Workload Notes and System Configuration Information:
System Configs: Each of the two DGX-1 servers have dual-socket Xeon E5 2690v4 Processor, 8 x V100 GPUs; servers connected via a 4 EDR (100Gb) InfiniBand connections. DGX-2 server has dual-socket Xeon Scalable Processor Platinum 8168 Processors, 16 x Tesla V100 GPUs
ECWMF’s IFS: The Integrated Forecasting System (IFS) is a global numerical weather prediction model developed by the European Centre for Medium-Range Weather Forecasts (ECMWF) based in Reading, United Kingdom. ECMWF is an independent intergovernmental organization supported by most of the nations of Europe, and operates one of the largest supercomputer centers in Europe for frequent updates of global weather forecasts.

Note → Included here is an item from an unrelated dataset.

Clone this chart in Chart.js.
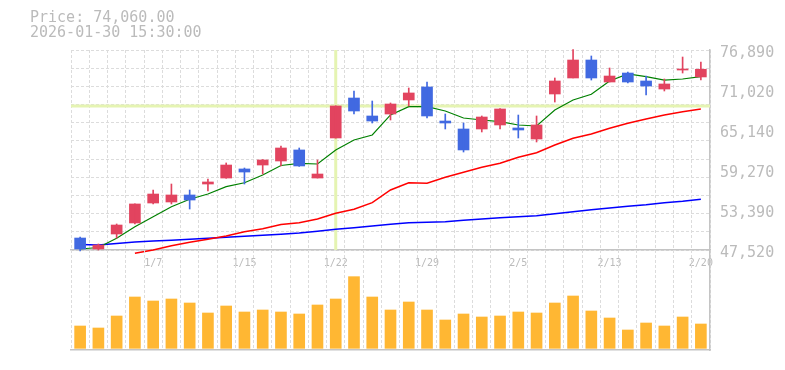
<!DOCTYPE html>
<html>
<head>
<meta charset="utf-8">
<script src="https://cdn.jsdelivr.net/npm/chart.js@4"></script>
<style>
  body { margin: 0; background: #fff; }
  #wrap { position: relative; width: 785px; height: 370px; }
  #info { position: absolute; left: 30px; top: 10px; font: 15px/15px "DejaVu Sans Mono", monospace; color: #bbb; white-space: pre; }
  #priceChart { position: absolute; left: 0; top: 0; }
  #volChart { position: absolute; left: 0; top: 250px; }
</style>
</head>
<body>
<div id="wrap">
  <canvas id="priceChart" width="785" height="280"></canvas>
  <canvas id="volChart" width="785" height="106"></canvas>
  <div id="info"></div>
</div>
<script>
// trading days shown on the chart
const dates = ['12/29','12/30','1/5','1/6','1/7','1/8','1/9','1/13','1/14','1/15','1/16','1/19','1/20','1/21','1/22',
  '1/23','1/26','1/27','1/28','1/29','1/30','2/2','2/3','2/4','2/5','2/6','2/9','2/10','2/12','2/13',
  '2/16','2/17','2/18','2/19','2/20'];
const shownDates = ['1/7','1/15','1/22','1/29','2/5','2/13','2/20'];

// OHLC
const opens  = [49280,47670,49870,51490,54420,54570,55600,57210,58090,59420,60000,60590,62210,58090,63970,
  69840,67200,67490,69550,71460,66460,65290,65290,65880,65440,63820,70430,72780,75420,72190,
  73510,72340,71160,73950,72930];
const highs  = [49430,48400,51340,54300,56330,57210,56330,57950,60300,59560,60800,62790,62500,60740,68700,
  70870,69400,69110,71310,72190,67490,66170,67200,68300,67340,67200,72780,76950,76010,74250,
  73660,73070,72630,75860,75130];
const lows   = [47370,47520,49280,51340,54280,54280,53540,56180,58050,57210,58680,59860,59800,58090,63950,
  67490,66170,66610,68670,66900,65290,61910,64850,65290,63970,63380,69250,72780,72480,72190,
  72040,70280,70870,73510,72480];
const closes = [47670,48250,51190,54280,55740,55600,54860,57510,60000,58970,60740,62500,59860,58680,68670,
  67930,66460,68960,70580,67200,66170,62210,67050,68230,65140,65880,72340,75420,72780,73070,
  72190,71600,71900,74100,74060];

// moving averages
const maShort = [47670,47890,49240,50940,52410,53880,54970,55740,56820,57400,58530,59930,60250,60150,62210,
  63670,64410,67350,68560,68560,67930,66900,66610,66360,65880,65730,68080,69550,70380,72340,
  73370,72970,72480,72630,72970];
const maMid = [null,null,null,47040,47520,48150,48650,49090,49580,50210,50650,51270,51530,52070,52910,
  53500,54470,56330,57400,57320,58200,58930,59660,60250,61130,61810,62940,63920,64560,65390,
  66130,66760,67350,67830,68230];
const maLong = [48330,48250,48470,48700,48840,48940,49090,49240,49390,49530,49680,49840,50020,50270,50560,
  50800,51040,51290,51530,51590,51680,51880,52070,52260,52410,52560,52850,53140,53440,53690,
  53940,54170,54470,54670,54970];

const volumes = [67,61,97,154,142,148,136,106,127,109,115,109,103,130,148,215,154,115,139,115,
  85,103,94,97,109,106,136,157,112,91,55,76,67,94,73];

const priceTicks = [47520,53390,59270,65140,71020,76890];
const crossIndex = 14;

const UP = '#e2445f', DOWN = '#4169e1';
const GRID = '#dcdcdc', AXIS = '#c4c4c4', TEXT = '#bbb';
const FONT = '"DejaVu Sans Mono", monospace';
Chart.defaults.font.family = FONT;

document.getElementById('info').textContent =
  'Price: ' + closes[closes.length - 1].toLocaleString('en-US', {minimumFractionDigits: 2}) +
  '\n2026-01-30 15:30:00';

const candleColors = opens.map((o, i) => closes[i] >= o ? UP : DOWN);

const crosshair = {
  id: 'crosshair',
  beforeDatasetsDraw(chart) {
    const {ctx, chartArea, scales} = chart;
    const x = scales.x.getPixelForValue(crossIndex);
    const y = scales.y.getPixelForValue(closes[crossIndex]);
    ctx.save();
    ctx.strokeStyle = '#e5f4b2';
    ctx.lineWidth = 3;
    ctx.beginPath();
    ctx.moveTo(x, chartArea.top); ctx.lineTo(x, chartArea.bottom);
    ctx.moveTo(chartArea.left, y); ctx.lineTo(chartArea.right, y);
    ctx.stroke();
    ctx.restore();
  }
};

const priceMin = priceTicks[0], priceMax = priceTicks[priceTicks.length - 1];

const priceChart = new Chart(document.getElementById('priceChart'), {
  type: 'bar',
  data: {
    labels: dates,
    datasets: [
      {
        label: 'wick',
        data: lows.map((l, i) => [l, highs[i]]),
        backgroundColor: candleColors,
        barThickness: 1,
        grouped: false,
        clip: false,
        order: 0
      },
      {
        label: 'body',
        data: opens.map((o, i) => [o, closes[i]]),
        backgroundColor: candleColors,
        barThickness: 11,
        grouped: false,
        clip: false,
        order: 0
      },
      { type: 'line', label: 'MA short', data: maShort, borderColor: '#008000', borderWidth: 1.2, pointRadius: 0, order: 1 },
      { type: 'line', label: 'MA mid', data: maMid, borderColor: '#ff0000', borderWidth: 1.5, pointRadius: 0, clip: false, order: 1 },
      { type: 'line', label: 'MA long', data: maLong, borderColor: '#0000ff', borderWidth: 1.5, pointRadius: 0, order: 1 }
    ]
  },
  options: {
    responsive: false,
    animation: false,
    layout: { padding: { left: 71, top: 50, right: 0, bottom: 0 } },
    plugins: { legend: { display: false }, tooltip: { enabled: false } },
    scales: {
      x: {
        offset: true,
        grid: { offset: true, color: GRID, drawTicks: false },
        border: { display: true, color: AXIS, width: 1.5, dash: [3, 2] },
        ticks: {
          autoSkip: false, maxRotation: 0, padding: 7, color: TEXT,
          font: { size: 10 },
          callback: (v, i) => shownDates.includes(dates[i]) ? dates[i] : ''
        },
        afterFit: s => { s.height = 30; }
      },
      yg: {
        position: 'left',
        min: priceMin, max: priceMax,
        ticks: { display: false },
        grid: { color: GRID, drawTicks: false },
        border: { display: false, dash: [3, 2] },
        afterBuildTicks: s => {
          const t = [];
          for (let k = 0; k <= 11; k++) t.push({ value: priceMin + (priceMax - priceMin) * k / 11 });
          s.ticks = t;
        },
        afterFit: s => { s.width = 0; }
      },
      y: {
        position: 'right',
        min: priceMin, max: priceMax,
        grid: { drawOnChartArea: false, drawTicks: false },
        border: { display: true, color: AXIS, width: 1.5 },
        ticks: {
          color: TEXT, padding: 10, labelOffset: 3,
          font: { size: 15 },
          callback: v => v.toLocaleString('en-US')
        },
        afterBuildTicks: s => { s.ticks = priceTicks.map(v => ({ value: v })); },
        afterFit: s => { s.width = 75; }
      }
    }
  },
  plugins: [crosshair]
});

const volChart = new Chart(document.getElementById('volChart'), {
  type: 'bar',
  data: {
    labels: dates,
    datasets: [{
      label: 'volume',
      data: volumes,
      backgroundColor: '#ffb733',
      barThickness: 11
    }]
  },
  options: {
    responsive: false,
    animation: false,
    layout: { padding: { left: 71, top: 0, right: 0, bottom: 0 } },
    plugins: { legend: { display: false }, tooltip: { enabled: false } },
    scales: {
      x: {
        offset: true,
        grid: { offset: true, color: GRID, drawTicks: false },
        border: { display: true, color: AXIS, width: 1.5, dash: [3, 2] },
        ticks: { display: false },
        afterFit: s => { s.height = 6; }
      },
      y: {
        position: 'right',
        min: -5, max: 295,
        grid: { display: false, drawTicks: false },
        border: { display: true, color: AXIS, width: 1.5 },
        ticks: { display: false },
        afterFit: s => { s.width = 75; }
      }
    }
  }
});
</script>
</body>
</html>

The IFS mini-app benchmark focuses its work on a spherical harmonics transformation that represents a significant computational load of the full model. The benchmark speedups shown here are better than those for the full IFS model, since the benchmark amplifies the transform stages of the algorithm (by design). However, this benchmark demonstrates that ECMWF’s extremely effective and proven methods for providing world-leading predictions remain valid on NVSwitch-equipped servers such as NVIDIA’s DGX-2, since they are such a good match to the problem.
Mixture of Experts (MoE): Based on a network published by Google at the Tensor2Tensor GitHub, using the Transformer model with MoE layers. The MoE layers each consist of 128 experts, each of which is a smaller feed-forward deep neural network (DNN). Each expert specializes in a different domain of knowledge, and the experts are distributed to different GPUs, creating significant all-to-all traffic due to communications between the Transformer network layers and the MoE layers. The training dataset used is the “1 billion word benchmark for language modeling” according to Google. Training operations use Volta Tensor Core and runs for 45,000 steps to reach perplexity equal to 34. This workload uses a batch size of 8,192 per GPU.